1. If at all possible, restrict your home search to the remaining 40% of manufactured homes that are well-built and feature-rich.

2. Shoot for a Grissim construction rating of at least 7. Bear in mind you can start with a home model that has a 5 or a 6 rating and add options as necessary (e.g., thicker exterior walls, steeper roof pitch, higher rated insulation, double-pane windows, residential sheet rock walls, higher quality carpets, superior brand name appliances, wood cabinetry and Energy Star packages) to upgrade the construction rating to an 8 or a 9. Both my guides contain a table that breaks down construction features that can help you with your choices.

3. If the manufacturer of the home model you desire can build it to the modular code, not the HUD code (and a great many do), and you can afford the 15%-20% extra that doing so will cost, have your home built to the modular code. Here's why:

Modular code homes are built to local site-built building codes and are considered by mortgage lenders as identical to site-built homes. You'll have an easier time getting financing, and very likely at a lower interest rate, the savings from which will go a long way to paying for your higher purchase cost.

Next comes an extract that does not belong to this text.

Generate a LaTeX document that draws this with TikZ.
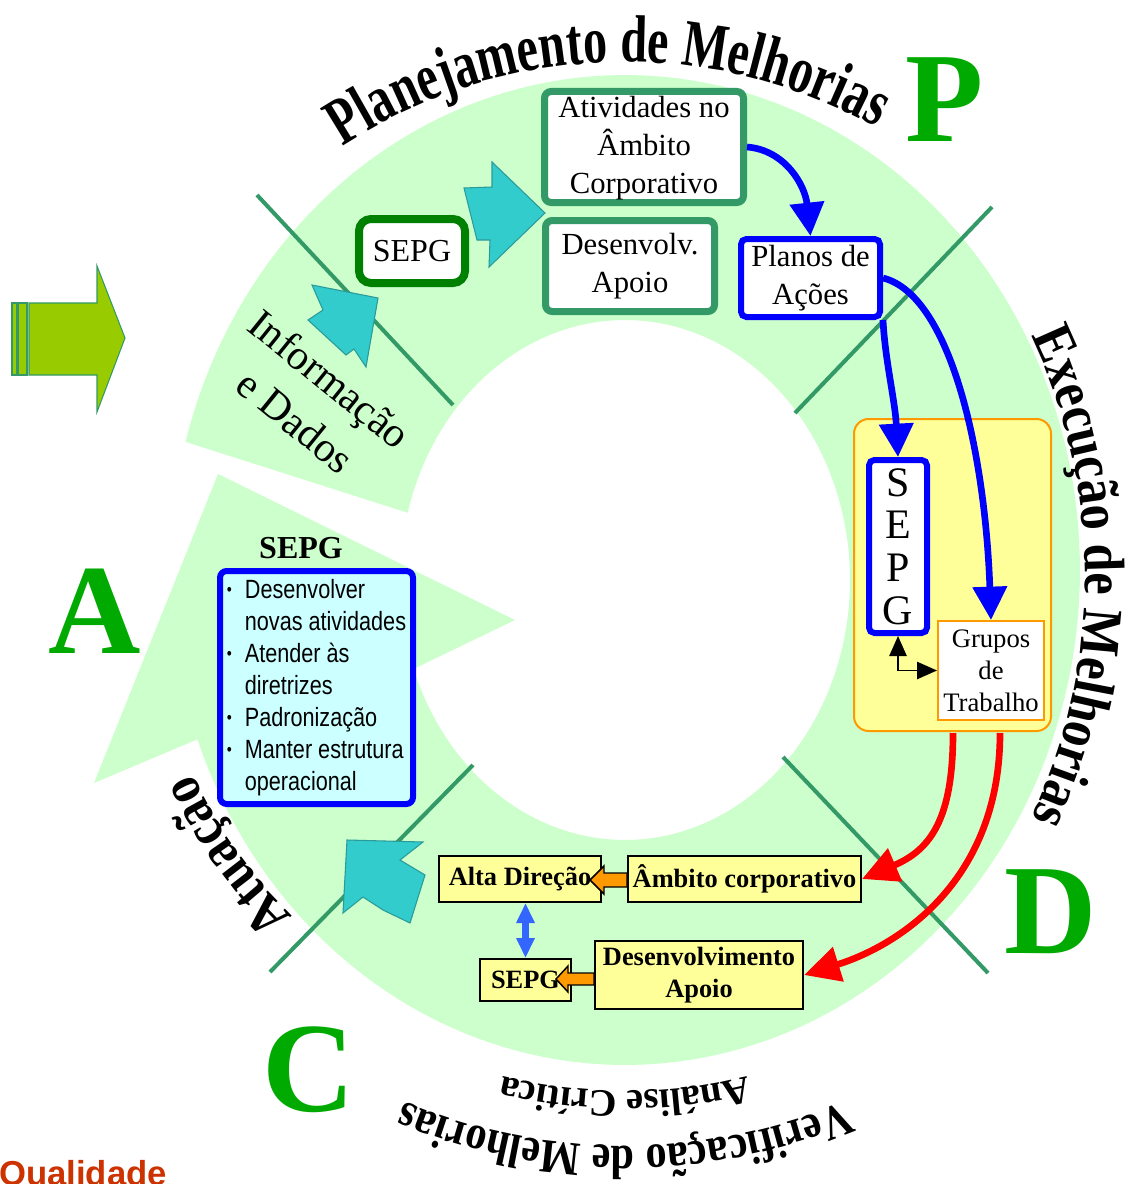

When the time comes to sell, your home will not be regarded as "a used mobile home," with the negative perception that comes with it (including a low resale price). Rather, your home will be regarded as "an existing residential home," just another real estate listing. You'll get a higher price and the buyer will have an easier time getting financing. Note: for more on what a modular home is, go to

And there you have it. If you wonder why I am so enthusiastic about manufactured housing, and why I firmly believe it is the best-kept secret in American housing, it’s because I and my wife are very satisfied manufactured home buyers who saved a bundle on our new home and have enjoyed watching our home appreciate right along with all the site-built dwellings around us.

Wishing you the best of luck with your home search.